SHORT PROBLEM >> Find each line with the string "this" and copy it.

Data items >>

start

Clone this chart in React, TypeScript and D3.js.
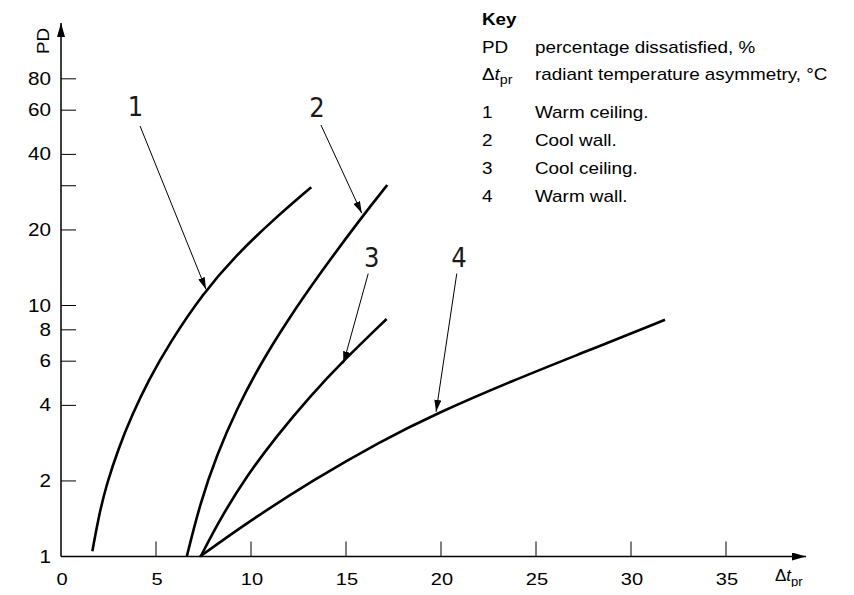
import { useEffect, useRef } from "react";
import * as d3 from "d3";

// axis ticks
const dtTicks = [0, 5, 10, 15, 20, 25, 30, 35];
const pdTicks = [1, 2, 4, 6, 8, 10, 20, 30, 40, 60, 80];
const pdTickLabels = ["1", "2", "4", "6", "8", "10", "20", "", "40", "60", "80"];

// curves: [Δt_pr, PD]
const warmCeiling = [[1.65, 1.05], [2.02, 1.49], [2.41, 1.95], [3.02, 2.69], [3.73, 3.65], [4.6, 5.03], [5.74, 7.13], [7.44, 11.1], [9.2, 15.8], [11.12, 21.8], [13.17, 29.6]];
const coolWall = [[6.62, 1.0], [7.32, 1.63], [8.2, 2.54], [9.25, 3.87], [10.47, 5.8], [11.88, 8.64], [13.68, 13.6], [15.83, 22.5], [17.17, 30.2]];
const coolCeiling = [[7.35, 1.0], [8.37, 1.41], [9.77, 2.09], [11.35, 3.02], [13.1, 4.34], [14.86, 6.03], [17.14, 8.84]];
const warmWall = [[7.32, 1.0], [9.77, 1.36], [13.28, 2.02], [16.79, 2.87], [19.74, 3.71], [23.8, 5.03], [27.32, 6.42], [31.79, 8.77]];
const curves = [warmCeiling, coolWall, coolCeiling, warmWall];

// callouts: label, label pos, arrow tail, arrow tip (data units)
const calloutLabels = ["1", "2", "3", "4"];
const calloutPos = [[3.92, 56.9], [13.47, 56.5], [16.35, 14.3], [20.95, 14.2]];
const calloutTail = [[4.16, 51.9], [13.68, 52.4], [16.17, 13.4], [20.83, 13.4]];
const calloutTip = [[7.63, 11.6], [15.83, 23.3], [14.86, 5.88], [19.74, 3.77]];

// key
const keyCodes = ["1", "2", "3", "4"];
const keyTexts = ["Warm ceiling.", "Cool wall.", "Cool ceiling.", "Warm wall."];

const W = 854, H = 595;
const FONT = "'Liberation Sans', Arial, sans-serif";
const SX = 1.18; // the source text is a bit wide

export default function App() {
    const ref = useRef<SVGSVGElement>(null);

    useEffect(() => {
        const svg = d3.select(ref.current);
        svg.selectAll("*").remove();

        const x = d3.scaleLinear().domain([0, 35]).range([61, 726]);
        const y = d3.scaleLog().domain([1, 100]).range([556.5, 54.5]);
        const x0 = x(0), y0 = y(1);

        const defs = svg.append("defs");
        defs.append("marker").attr("id", "axisHead")
            .attr("viewBox", "0 0 14 8").attr("refX", 14).attr("refY", 4)
            .attr("markerWidth", 14).attr("markerHeight", 8)
            .attr("markerUnits", "userSpaceOnUse").attr("orient", "auto")
            .append("path").attr("d", "M0,0L14,4L0,8Z").attr("fill", "#000");
        defs.append("marker").attr("id", "callHead")
            .attr("viewBox", "0 0 12 7").attr("refX", 12).attr("refY", 3.5)
            .attr("markerWidth", 12).attr("markerHeight", 7)
            .attr("markerUnits", "userSpaceOnUse").attr("orient", "auto")
            .append("path").attr("d", "M0,0L12,3.5L0,7Z").attr("fill", "#000");

        // axes with arrows
        svg.append("line").attr("x1", x0).attr("y1", y0).attr("x2", 806).attr("y2", y0)
            .attr("stroke", "#000").attr("stroke-width", 1.5).attr("marker-end", "url(#axisHead)");
        svg.append("line").attr("x1", x0).attr("y1", y0).attr("x2", x0).attr("y2", 23)
            .attr("stroke", "#000").attr("stroke-width", 1.5).attr("marker-end", "url(#axisHead)");

        // x ticks
        const xt = svg.append("g");
        xt.selectAll("line").data(dtTicks.filter(d => d > 0)).join("line")
            .attr("x1", d => x(d)).attr("x2", d => x(d))
            .attr("y1", y0).attr("y2", y0 - 15)
            .attr("stroke", "#000").attr("stroke-width", 1);
        xt.selectAll("text").data(dtTicks).join("text")
            .attr("transform", d => `translate(${x(d) + 1},585) scale(${SX},1)`)
            .attr("text-anchor", "middle").attr("font-family", FONT).attr("font-size", 17)
            .text(d => d);

        // y ticks
        const yt = svg.append("g");
        yt.selectAll("line").data(pdTicks.filter(d => d > 1)).join("line")
            .attr("x1", x0).attr("x2", x0 + 15)
            .attr("y1", d => y(d)).attr("y2", d => y(d))
            .attr("stroke", "#000").attr("stroke-width", 1);
        yt.selectAll("text").data(pdTicks).join("text")
            .attr("transform", d => `translate(51,${y(d) + 6}) scale(${SX},1)`)
            .attr("text-anchor", "end").attr("font-family", FONT).attr("font-size", 17.5)
            .text((d, i) => pdTickLabels[i]);

        // axis titles
        svg.append("text").attr("transform", `translate(49,41) rotate(-90) scale(${SX},1)`)
            .attr("text-anchor", "middle").attr("font-family", FONT).attr("font-size", 16)
            .text("PD");
        const xl = svg.append("text").attr("x", 775).attr("y", 581)
            .attr("font-family", FONT).attr("font-size", 17);
        xl.append("tspan").text("Δ");
        xl.append("tspan").attr("font-style", "italic").text("t");
        xl.append("tspan").attr("dy", 5).attr("font-size", 13).text("pr");

        // curves
        const line = d3.line<number[]>().x(d => x(d[0])).y(d => y(d[1])).curve(d3.curveBasis);
        svg.append("g").selectAll("path").data(curves).join("path")
            .attr("d", d => line(d))
            .attr("fill", "none").attr("stroke", "#000").attr("stroke-width", 2.6);

        // callouts
        const cg = svg.append("g");
        cg.selectAll("line").data(calloutTail).join("line")
            .attr("x1", d => x(d[0])).attr("y1", d => y(d[1]))
            .attr("x2", (d, i) => x(calloutTip[i][0])).attr("y2", (d, i) => y(calloutTip[i][1]))
            .attr("stroke", "#000").attr("stroke-width", 1).attr("marker-end", "url(#callHead)");
        cg.selectAll("text").data(calloutPos).join("text")
            .attr("x", d => x(d[0])).attr("y", d => y(d[1]))
            .attr("text-anchor", "middle")
            .attr("font-family", "'Liberation Sans Narrow', 'DejaVu Sans Condensed', sans-serif")
            .attr("font-size", 27).attr("font-weight", 300)
            .attr("fill", "#1a1a1a")
            .text((d, i) => calloutLabels[i]);

        // key
        const k = svg.append("g").attr("font-family", FONT).attr("font-size", 16);
        const put = (tx: number, ty: number, s: string) =>
            k.append("text").attr("transform", `translate(${tx},${ty}) scale(${SX},1)`).text(s);
        put(482, 25, "Key").attr("font-weight", "bold");
        put(482, 53, "PD");
        put(535, 53, "percentage dissatisfied, %");
        const kd = put(482, 80, "");
        kd.append("tspan").text("Δ");
        kd.append("tspan").attr("font-style", "italic").text("t");
        kd.append("tspan").attr("dy", 4).attr("font-size", 12).text("pr");
        put(535, 80, "radiant temperature asymmetry, °C");
        keyCodes.forEach((c, i) => put(482, 118 + i * 28, c));
        keyTexts.forEach((t, i) => put(535, 118 + i * 28, t));
    }, []);

    return <svg width={W} height={H} ref={ref} style={{ display: "block", margin: "-8px", background: "#fff" }}></svg>;
}
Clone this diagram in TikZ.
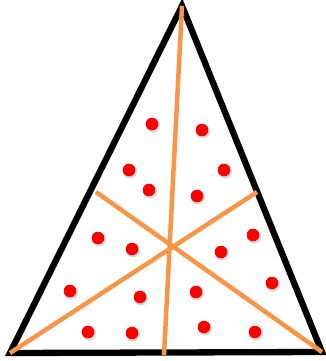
\documentclass[tikz,border=0pt]{standalone}
\usepackage{tikz}
\usepackage{xcolor}
\newcommand{\DotRpx}{6.3}
\newcommand{\EdgeW}{6.3pt}
\newcommand{\CutW}{4.5pt}
\definecolor{CutOrange}{RGB}{247,150,70}
\colorlet{DotRed}{red}
\colorlet{DotShade}{black!35}

\begin{document}
\begin{tikzpicture}[x=1pt, y=-1pt]
		\useasboundingbox (0,0) rectangle (326,361);
		
		% corners of the triangle
		\coordinate (apex) at (182,6);
		\coordinate (botL) at (10,353);
		\coordinate (botR) at (322,352);
		% ends of the cut lines
		\coordinate (midB) at (164,355);
		\coordinate (sideL) at (96,192);
		\coordinate (sideR) at (257,192);
		
		\draw[black, line width=\EdgeW, line join=miter] (apex) -- (botR) -- (botL) -- cycle;
		
		\draw[CutOrange, line width=\CutW] (apex) -- (midB);
		\draw[CutOrange, line width=\CutW] (sideL) -- (botR);
		\draw[CutOrange, line width=\CutW] (sideR) -- (botL);
		
		\foreach \px/\py in {152/124, 202/130, 129/170, 224/170,
			149/190, 197/196, 98/238, 132/249, 253/235, 221/252,
			70/291, 140/297, 196/292, 272/283,
			88/332, 132/333, 204/327, 255/332}{
			\fill[DotShade, opacity=0.45] (\px+1, \py+1.5) circle (\DotRpx+0.7);
			\fill[DotRed] (\px, \py) circle (\DotRpx);
		}
	\end{tikzpicture}
\end{document}
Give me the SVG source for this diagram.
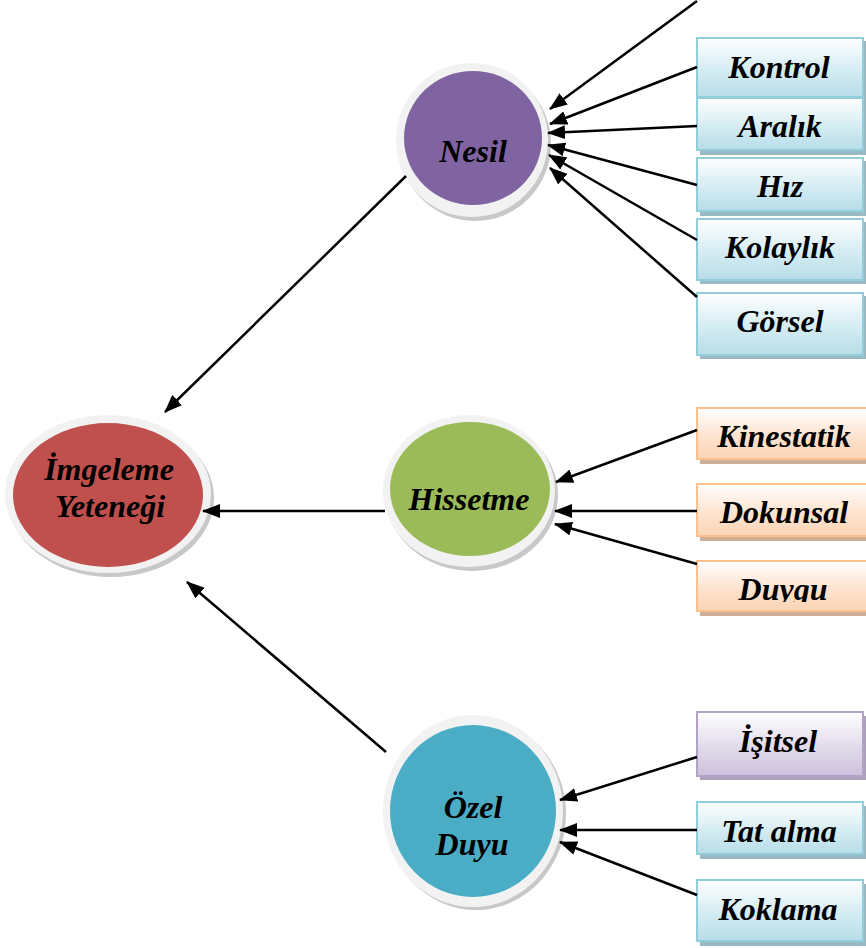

end

TASK SOLUTION >>
Clone this chart in React, TypeScript and D3.js.
Clone this diagram in TikZ.
Give me the SVG source for this diagram.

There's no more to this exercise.